Lieberman and the Senate

Mike Tomasky writes, correctly, that to understand the Lieberman dilemma you have to understand the Senate:

When you're elected to the Senate, you don't assume an office so much as you join a club, a very exclusive club, and they let you know it. You will be told about all the differences between the Senate and the House of Representatives, from which you may well have risen. You will have an audience with Robert Byrd, the dean of the Senate, and he will present you with his gravely serious-looking, leather-bound, eleventy-hundred volume history of the body, and he will instruct that you read every volume, right down to the 150-page section dissecting the minutiae of that famous 1829 debate on interstate commerce because it turned on a vital parliamentary question that you will be expected to master.
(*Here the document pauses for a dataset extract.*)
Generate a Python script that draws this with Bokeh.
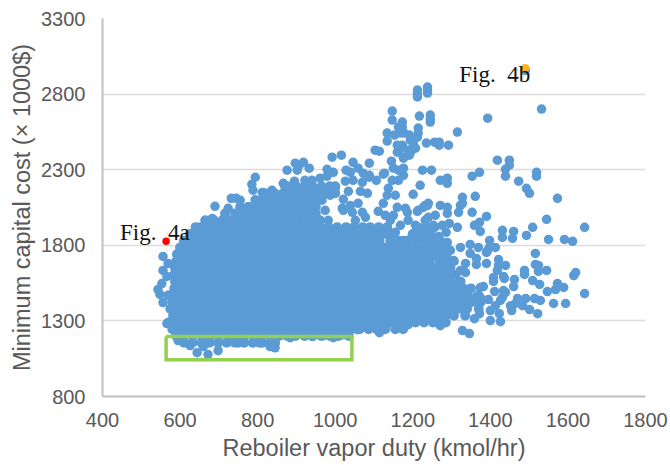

You will be shown the stately private rooms in which senators hobnob and conduct their horse-trading, typically grander than the lower house's rooms. If you're a Democrat you'll see the beautifully paneled Mansfield Room, for example, named after legendary majority leader Mike Mansfield, with its steroided portraiture and baronial fireplace. You'll see the cloakrooms, where, in the old days, senators smoked and chewed tobacco (spittoons were still used on senate premises until the 1960s, I'm pretty sure), and where today they still relax in lacquered privacy.

Finally, you will be escorted to the floor and shown your desk, an antique wooden number with a flip-up desk top. You will open that desk top, and inside, you will see inscribed the names of every senator from the beginning of the republic right up to your immediate predecessor who has also used that very desk....

You get the idea, I trust, of a culture that just doesn't commit acts that could remotely be described as intemperate, even against one of its number who has acted intemperately.

As much as most senators probably wanted to strip Lieberman of his gavel, a majority felt compelled to vote--in secret, no less--against that course of action. It's silly and antiquated and problematic for all sorts of reasons, but that's how it is. Generally speaking, the Senate is comprised not of 100 policy robots, but of a bunch of very rich people who behave, by and large, like very rich people.

In this instance, though, the secret society undercut itself. If there's ever a moment when it's appropriate to buck tradition and kick a fellow member out, its when that member has himself violated terms of membership. Lieberman campaigned against Barack Obama. In doing so, he betrayed not just his former party, but a fellow senator. And now, the people he crossed have signaled to the next generation of Democratic senators that, in this party, in this body, you can get away with political treason.

Comments

We got where we are by letting people get away with stuff. At some point we are going to have to STOP letting people get away with stuff. Tug on that thread and eventually everything comes apart.

Everything.

Posted by: Frank Wilhoit on November 18, 2008 06:14 PM

And rank and file Democrats will continue to support their Democratic senator(s) happily ever after.